Technique: Three ways to pedal faster

How technology and technique can improve your power

Bradley Wiggins uses O.Symetric's oval Harmonic chainrings in a bid to add power to his pedalling

When it comes to pedalling, one question that’s often asked is, “Does technique make a significant difference to your performance, or is it just ‘the harder you pedal, the faster you ride’?”


Many experienced riders stress the importance of suplesse, or the art of pedalling. Riding in the small chainring on training rides can help you learn good form and become smooth and extra efficient with each pedal stroke.

But that’s not the only way; cadence and technology may also have a part to play. Here we discuss three ways that could help you to pedal more efficiently.

Try ovalised chainrings

Oval-shaped chainrings may not be a new invention, but these days they’re proving more effective than they ever did in the past. Advocates include the 2008 Tour de France winner Carlos Sastre, and the UK’s Bradley Wiggins who finished fourth in 2009. They’re designed to eliminate something known as the dead spot when you pedal.

Imagine your chainrings are a clock face, with your pedals in the 12 o’clock and six o’clock positions. This position is known as the dead spot, where it’s nigh-on impossible to create much pedal power. The radical design of ovalised chainrings supposedly enables you to apply more power throughout the dead spot, and hence produce more power on each pedal revolution.

The two main players in the market are Rotor Q-Rings, as used by Sastre, and O.Symetric Harmonic chainrings – the choice of Wiggins. The body of evidence for both these products isn’t deep, but what exists makes compelling reading.

For example, when the O.Symetric Harmonic rings were tested independently in 1993, a 16km road test suggested they increased power by 33 watts and 1.5kph; a saving of 45 seconds in total.

Rotor Q-Rings, a newer product, were tested more recently by Spain’s Universidad de Valladolid. Their study from 2006, conducted on elite U23 cyclists, compared sprint power, sustained power output and subsequent blood lactate response versus standard chainrings. The Q-Rings proved superior in every test, delivering a 12 watt gain in sustained power, 30 watts in sprint power and a nine percent reduction in blood lactate concentration.
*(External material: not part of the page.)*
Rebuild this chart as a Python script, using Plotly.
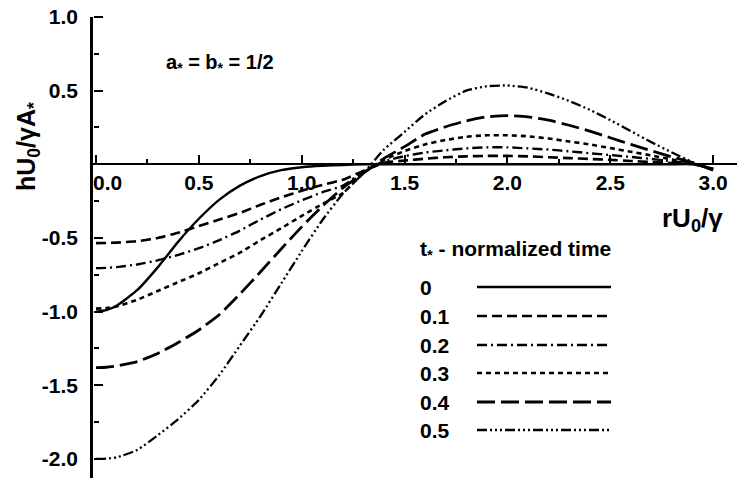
import plotly.graph_objects as go

# ---- data ----
x_vals = [0.0, 0.05, 0.1, 0.2, 0.3, 0.4, 0.5, 0.6, 0.7, 0.8, 0.9, 1.0, 1.1, 1.2, 1.3, 1.4,
          1.5, 1.6, 1.7, 1.8, 1.9, 2.0, 2.1, 2.2, 2.3, 2.4, 2.5, 2.6, 2.7, 2.8, 2.9, 3.0]

h_t00 = [-1.00, -0.99, -0.96, -0.855, -0.70, -0.525, -0.37, -0.24, -0.145, -0.08, -0.04, -0.02, -0.01, -0.005, 0.0, 0.0,
         0.0, 0.0, 0.0, 0.0, 0.0, 0.0, 0.0, 0.0, 0.0, 0.0, 0.0, 0.0, 0.0, 0.0, 0.0, -0.03]
h_t01 = [-0.535, -0.534, -0.532, -0.522, -0.50, -0.465, -0.42, -0.375, -0.33, -0.275, -0.225, -0.18, -0.14, -0.105, -0.045, 0.01,
         0.025, 0.038, 0.048, 0.054, 0.057, 0.057, 0.054, 0.048, 0.042, 0.036, 0.03, 0.022, 0.015, 0.008, 0.002, -0.03]
h_t02 = [-0.705, -0.703, -0.698, -0.68, -0.652, -0.615, -0.57, -0.515, -0.45, -0.375, -0.305, -0.245, -0.19, -0.145, -0.05, 0.02,
         0.055, 0.08, 0.095, 0.108, 0.115, 0.115, 0.108, 0.10, 0.088, 0.075, 0.063, 0.05, 0.036, 0.02, 0.005, -0.035]
h_t03 = [-0.98, -0.976, -0.965, -0.92, -0.86, -0.80, -0.74, -0.67, -0.60, -0.515, -0.435, -0.35, -0.27, -0.195, -0.06, 0.03,
         0.09, 0.135, 0.165, 0.187, 0.197, 0.197, 0.19, 0.175, 0.155, 0.135, 0.11, 0.085, 0.06, 0.033, 0.008, -0.035]
h_t04 = [-1.38, -1.378, -1.37, -1.34, -1.285, -1.21, -1.125, -1.02, -0.88, -0.73, -0.575, -0.425, -0.285, -0.16, -0.06, 0.04,
         0.12, 0.205, 0.255, 0.295, 0.322, 0.33, 0.322, 0.30, 0.265, 0.225, 0.18, 0.135, 0.092, 0.05, 0.012, -0.04]
h_t05 = [-2.0, -1.998, -1.99, -1.94, -1.84, -1.73, -1.60, -1.43, -1.23, -1.03, -0.81, -0.59, -0.38, -0.20, -0.06, 0.10,
         0.22, 0.34, 0.43, 0.50, 0.53, 0.535, 0.52, 0.48, 0.43, 0.37, 0.30, 0.225, 0.15, 0.08, 0.015, -0.04]

series_names = ["0", "0.1", "0.2", "0.3", "0.4", "0.5"]
series_vals = [h_t00, h_t01, h_t02, h_t03, h_t04, h_t05]

x_tick_vals = [0.0, 0.5, 1.0, 1.5, 2.0, 2.5, 3.0]
x_tick_text = ["\u00a0\u00a0\u00a0\u00a00.0", "0.5", "1.0", "1.5", "2.0", "2.5", "3.0"]
x_minor_vals = [0.25, 0.75, 1.25, 1.75, 2.25, 2.75]
y_tick_vals = [-2.0, -1.5, -1.0, -0.5, 0.0, 0.5, 1.0]
y_tick_text = ["-2.0", "-1.5", "-1.0", "-0.5", "", "0.5", "1.0"]
y_minor_vals = [-1.75, -1.25, -0.75, -0.25, 0.25, 0.75]

# ---- styles ----
dashes = ["solid", "10px,5px", "10px,4px,2px,4px", "5px,4px", "18px,6px",
          "10px,3px,2px,3px,2px,3px,2px,3px"]
widths = [2.4, 2.6, 2.4, 2.6, 2.8, 2.3]
FONT = "Liberation Sans, Arial, Helvetica, sans-serif"

X_RANGE = [-0.0146, 3.116]
Y_RANGE = [-2.13, 1.0]
W, H = 737, 478
ML, MT = 93, 17
PW, PH = W - ML, H - MT


def px_x(p):
    return (p - ML) / PW


def px_y(p):
    return (H - p) / PH


fig = go.Figure()
for name, vals, d, w in zip(series_names, series_vals, dashes, widths):
    fig.add_trace(go.Scatter(x=x_vals, y=vals, mode="lines", name=name,
                             line=dict(color="black", width=w, dash=d, shape="spline", smoothing=0.5),
                             showlegend=False))
# empty trace so the tick-only overlay axes are drawn
fig.add_trace(go.Scatter(x=[None], y=[None], xaxis="x2", yaxis="y2", mode="lines",
                         showlegend=False, hoverinfo="skip"))

zero_pos = (0 - Y_RANGE[0]) / (Y_RANGE[1] - Y_RANGE[0])

tick_style = dict(ticks="outside", ticklen=9, tickwidth=2, tickcolor="black")

fig.update_layout(
    width=W, height=H,
    margin=dict(l=ML, r=0, t=MT, b=0),
    paper_bgcolor="white", plot_bgcolor="white",
    font=dict(family=FONT, size=21, color="black", weight="bold"),
    xaxis=dict(range=X_RANGE, anchor="free", position=zero_pos, side="bottom", showline=True,
               linecolor="black", linewidth=2, showgrid=False, zeroline=False, ticks="",
               tickmode="array", tickvals=x_tick_vals, ticktext=x_tick_text,
               tickfont=dict(size=21)),
    yaxis=dict(range=Y_RANGE, showline=True, linecolor="black", linewidth=2.5,
               showgrid=False, zeroline=False, ticks="",
               tickmode="array", tickvals=y_tick_vals, ticktext=y_tick_text, ticklabelstandoff=8,
               tickfont=dict(size=21)),
    # tick-only axes (ticks pointing into the plot)
    xaxis2=dict(range=X_RANGE, overlaying="x", side="top", anchor="free", position=zero_pos,
                showline=False, showgrid=False, zeroline=False, showticklabels=False,
                tickmode="array", tickvals=x_tick_vals, **tick_style,
                minor=dict(tickmode="array", tickvals=x_minor_vals, ticks="outside",
                           ticklen=5, tickwidth=1.5, tickcolor="black")),
    yaxis2=dict(range=Y_RANGE, overlaying="y", side="right", anchor="free", position=0,
                showline=False, showgrid=False, zeroline=False, showticklabels=False,
                tickmode="array", tickvals=y_tick_vals, **tick_style,
                minor=dict(tickmode="array", tickvals=y_minor_vals, ticks="outside",
                           ticklen=5, tickwidth=1.5, tickcolor="black")),
)

# axis titles
fig.add_annotation(text="hU<sub>0</sub>/γA<sub>*</sub>", xref="paper", yref="paper",
                   x=px_x(28), y=px_y(147), textangle=-90, showarrow=False,
                   xanchor="center", yanchor="middle", font=dict(size=25))
fig.add_annotation(text="rU<sub>0</sub>/γ", xref="paper", yref="paper",
                   x=px_x(692), y=px_y(220), showarrow=False,
                   xanchor="center", yanchor="middle", font=dict(size=26))
fig.add_annotation(text="a<sub>*</sub> = b<sub>*</sub> = 1/2", xref="paper", yref="paper",
                   x=px_x(220), y=px_y(63), showarrow=False,
                   xanchor="center", yanchor="middle", font=dict(size=20))

# legend (manual)
fig.add_annotation(text="t<sub>*</sub> - normalized time", xref="paper", yref="paper",
                   x=px_x(418), y=px_y(250), showarrow=False,
                   xanchor="left", yanchor="middle", font=dict(size=21))
leg_y = [287, 316, 345, 373, 402, 430]
for name, d, w, yy in zip(series_names, dashes, widths, leg_y):
    fig.add_annotation(text=name, xref="paper", yref="paper", x=px_x(418), y=px_y(yy),
                       showarrow=False, xanchor="left", yanchor="middle", font=dict(size=21))
    fig.add_shape(type="line", xref="paper", yref="paper",
                  x0=px_x(477), x1=px_x(611), y0=px_y(yy), y1=px_y(yy),
                  line=dict(color="black", width=w, dash=d))

fig.write_html("out.html")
So why aren’t we all using them? Well, one reason is that they don’t come as standard when you buy a bike, so they’re an extra non-essential expense. Another is that they can reduce gear-shifting quality, as highlighted by Wiggins at the last World Championships when he was forced to drop out of the time trial due to mechanical problems.

Just because they improved the performance of the test-subjects, does that guarantee they’ll do the same for you? No, it doesn’t, but if you’re looking to squeeze out those last few remaining grams of performance, they could be well worth a try.

Pick the right cadence

Picking the right cadence could help you ride even faster. Cadence is measured in pedal revolutions per minute, and the best way to monitor it is with a cycling computer that has a cadence function.

People think that a high cadence (90-100rpm) must be the best way to ride, because it’s what pro cyclists like Lance Armstrong and Alberto Contador do. And if the pros do it, we should all do it, right? Well, not necessarily.

A study from the European Journal of Applied Physiology in 2004 suggests that your optimal cycling cadence should vary depending on how hard you are riding. In practical terms, this means that your cadence in races will be higher than it is during an easy training ride. So there is no single ideal cadence that we should all adopt – it’s different for all of us.

For more on cadence, read our article Cadence Matters.

Change your technique

Many coaches and top athletes recommend that we can boost our performance by attempting to pedal smoothly. They even recommend techniques such as ‘imagine you’re scraping mud off your feet’ at the bottom of each pedal stroke, or ‘think about pedalling in circles’. But do they really work? Should we concentrate on pedalling technique or just focus all our efforts on riding harder?

One study in the journal Medicine and Science in Sports and Exercise in 2007 was unclear on whether technique drills are worth the effort. The researchers tested eight cyclists, using techniques including pedalling in circles, pulling up on the upstroke and focussing on pushing down hard. The outcome was that pulling on the upstroke was the only method that showed any improvement in mechanical effectiveness. However, the tests were all conducted at a relatively low intensity, which didn’t replicate race conditions.

For more on pedalling technique, read our article Be A Better Pedaller.


You can potentially improve your bike performance by changing the way you pedal, but we’re only talking about marginal gains. So if you’re a beginner, you’re better off concentrating on training consistently, improving your equipment and maybe getting some coaching at a local club. Pedalling technique should be a long way down your list of worries.


But if you’re an experienced rider looking to make small improvements, you could certainly shave off a few seconds by thinking about the way you pedal. For now, it seems that the two best ways to do this is are optimising your cadence and trying out ovalised chainrings. You may not win the Tour de France (or even come fourth) but it could be the 10 seconds’ improvement you need for a PB.